Here are a few examples of scrub usage:

  1. List all files containing ’spam.com’, display total:

    scrub -regex 'spam.com' -list -count
    
  2. Remove all comments containing ’spam.com’, show progress via filenames:

    scrub -regex 'spam.com' -list -scrub
    
  3. Show all files containing raw html hyperlinks, and the actual comments:

    scrub -regex '<a href' -list -show
    

Example 3 above brings to light a deficiency with scrub - the regex’s are always case sensitive. If I post a revision, this will be addressed.

If you find this at all useful, please leave me a comment… they are enabled once again.

An Announcement

To anyone who has viewed my site in the past 24 hours or so- If you have seen any comments on this site which you found offense, please accept my appologies. I have once again been hit by a determined comment spammer- an order of magnitude worse than anything I have seen before. Over 2000 spams have been posted. I have completely disabled the comment system.

Take a Hint, AllResearch - Go Away

It was a couple of months ago when I had to ban a bot for the first time. At the time, I noticed one IP address (My Most Frequent Visitor) outshining all others in my web stats. A little research showed MMFV to be an outfit called AllResearch.com, who appears to specialize in hoovering down other sites in order to provide such services as trademark tracking, webclipping, and “law enforcement” services.

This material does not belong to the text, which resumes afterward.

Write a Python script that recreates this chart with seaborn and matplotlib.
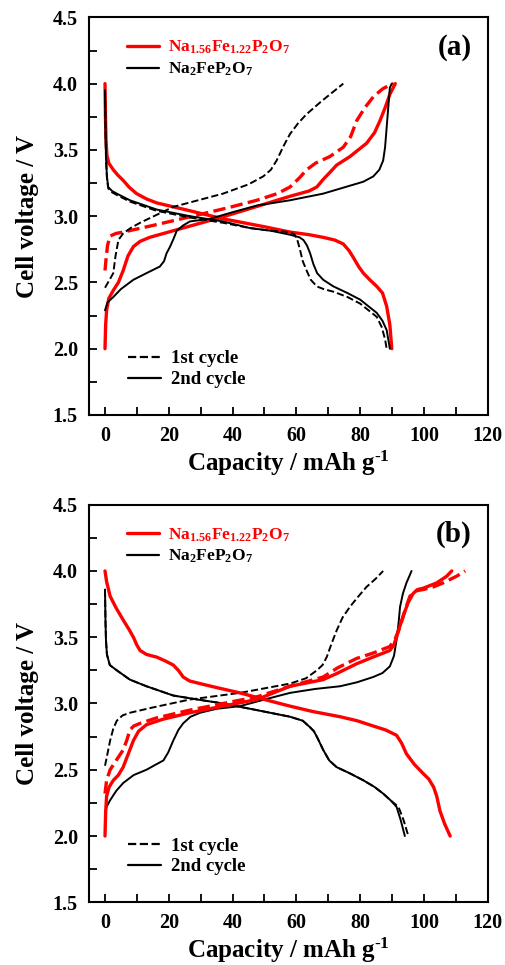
import numpy as np
import pandas as pd
import matplotlib
matplotlib.use("Agg")
import matplotlib.pyplot as plt
import seaborn as sns
from matplotlib.lines import Line2D
from matplotlib.ticker import MultipleLocator, FormatStrFormatter

# ---- panel (a) data: capacity (mAh/g), voltage (V) ----
a_red2_chg_x = [0, 0.2, 0.5, 1.2, 2.6, 4.2, 5.7, 7.2, 8.9, 11, 14, 21.4, 37, 58, 64, 66.4, 68.5, 70.5, 72.6, 76.8, 82, 84.5, 86.2, 88, 89.3, 91]
a_red2_chg_y = [2.0, 2.18, 2.29, 2.38, 2.44, 2.50, 2.59, 2.70, 2.77, 2.81, 2.84, 2.89, 2.995, 3.15, 3.19, 3.22, 3.28, 3.33, 3.385, 3.45, 3.55, 3.63, 3.72, 3.83, 3.92, 4.0]
a_red2_dis_x = [0, 0.15, 0.3, 0.6, 1.2, 2.6, 4, 5.7, 7.5, 9.9, 13, 16.2, 25, 37, 50, 58, 64, 68.4, 72, 74.7, 76.5, 77.8, 79.5, 81, 83, 85.2, 87, 88.3, 89.3, 89.9]
a_red2_dis_y = [4.0, 3.75, 3.58, 3.46, 3.40, 3.35, 3.31, 3.27, 3.22, 3.17, 3.13, 3.10, 3.05, 2.98, 2.92, 2.88, 2.86, 2.84, 2.82, 2.79, 2.74, 2.69, 2.62, 2.57, 2.52, 2.47, 2.42, 2.32, 2.18, 2.0]
a_red1_chg_x = [0, 0.3, 0.8, 1.6, 3.5, 5.7, 15, 26.6, 38, 47.6, 54, 58, 61, 63.2, 66, 70.5, 74.7, 77, 78.9, 81.5, 84.1, 87, 89.3, 90.5]
a_red1_chg_y = [2.59, 2.67, 2.78, 2.85, 2.87, 2.88, 2.93, 2.995, 3.06, 3.12, 3.17, 3.22, 3.29, 3.35, 3.40, 3.45, 3.52, 3.60, 3.72, 3.82, 3.9, 3.96, 3.99, 4.0]

a_blk2_chg_x = [0, 0.8, 2.6, 5, 8.9, 13, 17.2, 18.5, 19.3, 20.4, 21.5, 22.5, 24.5, 26.6, 32.9, 40, 47.6, 58, 68.4, 76.8, 81, 84.1, 86, 87.2, 87.8, 88.3, 88.8, 89.3, 89.9]
a_blk2_chg_y = [2.29, 2.35, 2.39, 2.45, 2.52, 2.57, 2.62, 2.66, 2.72, 2.77, 2.83, 2.89, 2.93, 2.96, 2.98, 3.03, 3.08, 3.12, 3.17, 3.23, 3.26, 3.30, 3.35, 3.42, 3.52, 3.67, 3.82, 3.97, 4.0]
a_blk2_dis_x = [0, 0.15, 0.3, 0.6, 1, 2.2, 3.7, 7.8, 16.2, 26.6, 37, 45.5, 52, 58, 61, 62.2, 63.3, 64.3, 65.3, 66.5, 68.4, 71.6, 76, 80, 85.2, 87, 88.3, 89.3]
a_blk2_dis_y = [3.95, 3.7, 3.45, 3.30, 3.22, 3.19, 3.17, 3.12, 3.05, 3.0, 2.96, 2.91, 2.89, 2.86, 2.84, 2.82, 2.78, 2.72, 2.64, 2.57, 2.52, 2.47, 2.42, 2.37, 2.27, 2.21, 2.14, 2.0]
a_blk1_chg_x = [0, 1.2, 2.6, 3.3, 4.2, 5.7, 8, 11, 21.4, 37, 45, 49.6, 52, 53.8, 56, 58, 60.5, 63.2, 68, 74.7]
a_blk1_chg_y = [2.46, 2.51, 2.57, 2.70, 2.82, 2.87, 2.91, 2.95, 3.07, 3.17, 3.24, 3.30, 3.35, 3.42, 3.53, 3.62, 3.70, 3.77, 3.87, 4.0]
a_blk1_dis_x = [0, 0.15, 0.3, 0.6, 1, 2.2, 3.7, 7.8, 16.2, 26.6, 37, 45.5, 52, 58, 59.5, 60.3, 61.1, 62, 63.2, 64.5, 66.4, 68.5, 71.6, 76, 80, 85.2, 86.8, 87.8, 88.3]
a_blk1_dis_y = [3.95, 3.7, 3.45, 3.29, 3.21, 3.18, 3.16, 3.11, 3.04, 2.99, 2.95, 2.91, 2.89, 2.88, 2.86, 2.82, 2.75, 2.66, 2.59, 2.52, 2.47, 2.45, 2.43, 2.39, 2.34, 2.24, 2.16, 2.07, 2.0]

# ---- panel (b) data ----
b_red2_chg_x = [0, 0.2, 0.5, 1.3, 2.6, 4.2, 5.7, 7.3, 8.9, 10.5, 13, 18, 26.6, 37, 47.6, 58, 68.4, 73, 78.9, 84, 89.3, 90.5, 91.4, 92.4, 93.5, 95, 96.6, 98, 99.8, 104, 107.1, 108.7]
b_red2_chg_y = [2.0, 2.18, 2.30, 2.37, 2.42, 2.46, 2.52, 2.62, 2.72, 2.79, 2.84, 2.88, 2.93, 2.98, 3.03, 3.13, 3.18, 3.23, 3.30, 3.35, 3.40, 3.44, 3.50, 3.58, 3.66, 3.76, 3.83, 3.86, 3.87, 3.91, 3.96, 4.0]
b_red2_dis_x = [0, 0.5, 1.6, 3.5, 5.7, 7.5, 8.9, 10, 11, 13, 16.2, 19, 21.4, 23, 24.5, 26.5, 29.8, 35, 42.3, 50, 58, 65, 73.7, 79, 84.1, 88, 91.4, 93, 94.5, 97, 99.8, 101.5, 103, 104, 105, 106.5, 108.2]
b_red2_dis_y = [4.0, 3.92, 3.81, 3.72, 3.63, 3.56, 3.50, 3.44, 3.40, 3.37, 3.35, 3.32, 3.29, 3.25, 3.20, 3.17, 3.15, 3.12, 3.08, 3.03, 2.98, 2.94, 2.90, 2.87, 2.83, 2.80, 2.76, 2.70, 2.62, 2.54, 2.47, 2.43, 2.37, 2.30, 2.19, 2.09, 2.0]
b_red1_chg_x = [0, 0.5, 1.6, 3.5, 5.7, 6.8, 7.8, 9, 11, 16, 26.6, 37, 47.6, 58, 68.4, 73, 78.9, 84, 89.3, 91, 92.5, 94, 95.6, 97.5, 99.8, 103, 106, 110.2, 112.9]
b_red1_chg_y = [2.32, 2.42, 2.50, 2.57, 2.65, 2.72, 2.80, 2.83, 2.85, 2.89, 2.95, 3.00, 3.05, 3.13, 3.20, 3.27, 3.34, 3.38, 3.43, 3.49, 3.58, 3.70, 3.81, 3.85, 3.86, 3.88, 3.91, 3.96, 4.0]

b_blk2_chg_x = [0, 0.5, 1.6, 3.5, 5.7, 9, 13, 16, 18.3, 19.8, 21.4, 23, 24.5, 26.8, 29.8, 35, 42.3, 50, 58, 66, 73.7, 79, 84.1, 87, 89.3, 90.6, 91.4, 92, 92.5, 93.4, 94.5, 95.4, 96.1]
b_blk2_chg_y = [2.17, 2.22, 2.27, 2.34, 2.40, 2.46, 2.50, 2.54, 2.57, 2.63, 2.72, 2.80, 2.85, 2.90, 2.93, 2.96, 2.98, 3.03, 3.08, 3.11, 3.13, 3.16, 3.20, 3.23, 3.28, 3.36, 3.48, 3.60, 3.73, 3.83, 3.91, 3.96, 4.0]
b_blk2_dis_x = [0, 0.15, 0.3, 0.6, 1.5, 3.7, 7.8, 13, 21.4, 29, 37, 47.6, 58, 62, 64.3, 65.5, 66.4, 67.4, 68.4, 70.3, 72.6, 77, 81, 84.5, 87.2, 89.5, 91.4, 92.7, 94]
b_blk2_dis_y = [3.86, 3.62, 3.48, 3.37, 3.29, 3.25, 3.18, 3.13, 3.06, 3.03, 3.0, 2.95, 2.90, 2.87, 2.82, 2.79, 2.75, 2.70, 2.65, 2.57, 2.52, 2.47, 2.42, 2.37, 2.32, 2.27, 2.22, 2.12, 2.0]
b_blk1_chg_x = [0, 0.6, 1.6, 2.6, 3.7, 5.5, 7.8, 15, 26.6, 42.3, 58, 63, 66.4, 68.2, 69.5, 71, 72.6, 74.5, 76.8, 79.5, 82, 84.8, 87.2]
b_blk1_chg_y = [2.53, 2.60, 2.72, 2.81, 2.87, 2.91, 2.93, 2.97, 3.03, 3.08, 3.15, 3.19, 3.25, 3.29, 3.35, 3.45, 3.55, 3.65, 3.73, 3.81, 3.88, 3.94, 4.0]
b_blk1_dis_x = [0, 0.15, 0.3, 0.6, 1.5, 3.7, 7.8, 13, 21.4, 29, 37, 47.6, 58, 62, 64.3, 65.5, 66.4, 67.4, 68.4, 70.3, 72.6, 77, 81, 84.5, 87.2, 89.5, 92, 93.6, 95.1]
b_blk1_dis_y = [3.86, 3.62, 3.48, 3.37, 3.29, 3.25, 3.18, 3.13, 3.06, 3.03, 3.0, 2.95, 2.90, 2.87, 2.82, 2.79, 2.75, 2.70, 2.65, 2.57, 2.52, 2.47, 2.42, 2.37, 2.32, 2.27, 2.22, 2.12, 2.0]

label_red = "Na$_{1.56}$Fe$_{1.22}$P$_2$O$_7$"
label_blk = "Na$_2$FeP$_2$O$_7$"

sns.set_style("ticks")
plt.rcParams["font.family"] = ["Liberation Serif", "DejaVu Serif"]
plt.rcParams["font.weight"] = "bold"
plt.rcParams["mathtext.fontset"] = "custom"
plt.rcParams["mathtext.rm"] = "Liberation Serif:bold"
plt.rcParams["mathtext.it"] = "Liberation Serif:bold"
plt.rcParams["mathtext.bf"] = "Liberation Serif:bold"
plt.rcParams["mathtext.default"] = "rm"
for key in ["text.color", "axes.labelcolor", "xtick.color", "ytick.color", "axes.edgecolor"]:
    plt.rcParams[key] = "black"

fig = plt.figure(figsize=(5.06, 9.65), dpi=100)
ax_a = fig.add_axes([0.176, 0.570, 0.788, 0.412])
ax_b = fig.add_axes([0.176, 0.065, 0.788, 0.412])

panels = [
    (ax_a, "(a)", [
        (a_red2_chg_x, a_red2_chg_y, "red", "-", 2.4),
        (a_red2_dis_x, a_red2_dis_y, "red", "-", 2.4),
        (a_red1_chg_x, a_red1_chg_y, "red", "--", 2.4),
        (a_blk1_chg_x, a_blk1_chg_y, "black", "--", 1.4),
        (a_blk1_dis_x, a_blk1_dis_y, "black", "--", 1.4),
        (a_blk2_chg_x, a_blk2_chg_y, "black", "-", 1.4),
        (a_blk2_dis_x, a_blk2_dis_y, "black", "-", 1.4),
    ]),
    (ax_b, "(b)", [
        (b_blk1_chg_x, b_blk1_chg_y, "black", "--", 1.4),
        (b_blk1_dis_x, b_blk1_dis_y, "black", "--", 1.4),
        (b_blk2_chg_x, b_blk2_chg_y, "black", "-", 1.4),
        (b_blk2_dis_x, b_blk2_dis_y, "black", "-", 1.4),
        (b_red1_chg_x, b_red1_chg_y, "red", "--", 2.4),
        (b_red2_chg_x, b_red2_chg_y, "red", "-", 2.4),
        (b_red2_dis_x, b_red2_dis_y, "red", "-", 2.4),
    ]),
]

for ax, tag, curves in panels:
    for xs, ys, col, ls, lw in curves:
        sns.lineplot(x=xs, y=ys, ax=ax, color=col, linestyle=ls, linewidth=lw,
                     sort=False, estimator=None)
    ax.set_xlim(-5, 120)
    ax.set_ylim(1.5, 4.5)
    ax.xaxis.set_major_locator(MultipleLocator(20))
    ax.xaxis.set_minor_locator(MultipleLocator(10))
    ax.yaxis.set_major_locator(MultipleLocator(0.5))
    ax.yaxis.set_minor_locator(MultipleLocator(0.25))
    ax.yaxis.set_major_formatter(FormatStrFormatter("%.1f"))
    ax.tick_params(which="both", direction="in", length=6, width=1.3,
                   top=False, right=False, labelsize=14.5, pad=8)
    for lab in ax.get_xticklabels() + ax.get_yticklabels():
        lab.set_fontweight("bold")
    for sp in ax.spines.values():
        sp.set_linewidth(1.5)
    ax.set_xlabel("Capacity / mAh g$^{\\text{-}1}$", fontsize=18, fontweight="bold", labelpad=2)
    ax.set_ylabel("Cell voltage / V", fontsize=18, fontweight="bold", labelpad=10)
    ax.text(0.96, 0.925, tag, transform=ax.transAxes, ha="right", va="center",
            fontsize=21, fontweight="bold")

    mat_handles = [Line2D([], [], color="red", lw=2.4), Line2D([], [], color="black", lw=1.6)]
    leg1 = ax.legend(mat_handles, [label_red, label_blk], loc="upper left",
                     bbox_to_anchor=(0.055, 0.985), frameon=False, fontsize=12.5,
                     handlelength=1.85, handletextpad=0.55, labelspacing=0.25,
                     labelcolor=["red", "black"])
    ax.add_artist(leg1)
    cyc_handles = [Line2D([], [], color="black", lw=1.6, ls="--"), Line2D([], [], color="black", lw=1.6)]
    ax.legend(cyc_handles, ["1st cycle", "2nd cycle"], loc="lower left",
              bbox_to_anchor=(0.055, 0.025), frameon=False, fontsize=13.5,
              handlelength=1.75, handletextpad=0.55, labelspacing=0.2)

fig.savefig("out.png", dpi=100)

As bad as that sounds, the only reason I took even took note was the bandwidth comsumption. Every 60 minutes, they hit my RSS feed, and then pulled down every item listed in the feed. What a horrible perversion of intent. At the time, I banned the IP address, thusly (in .htaccess):

RewriteCond %{REMOTE_ADDR} “^38.144.36.16$” RewriteRule .* - [F,L]

I then watched, ammused, for several days as the 403 errors stacked up, once an hour, from their IP address. Worst. Bot. Ever.

Well, I got around to checking my stats again today, and what do you know? My Most Frequent Visitor just can’t take a hint. He’s back, using IP address 38.144.36.19. And I didn’t find him due to vigilance; he’s just stupid. The exact same usage pattern. While expanding my ban, I even corrected the unescaped dots in my original version:

RewriteCond %{REMOTE_ADDR} “^38.144.36.” RewriteRule .* - [F,L]

I’m not the only one seeing this. If you run a site, take a minute and check your stats or your logs for addresses beginning with 38.144.36.. If you see abuse like I’ve seen, take a minute and ban them. Maybe they will eventually take a hint.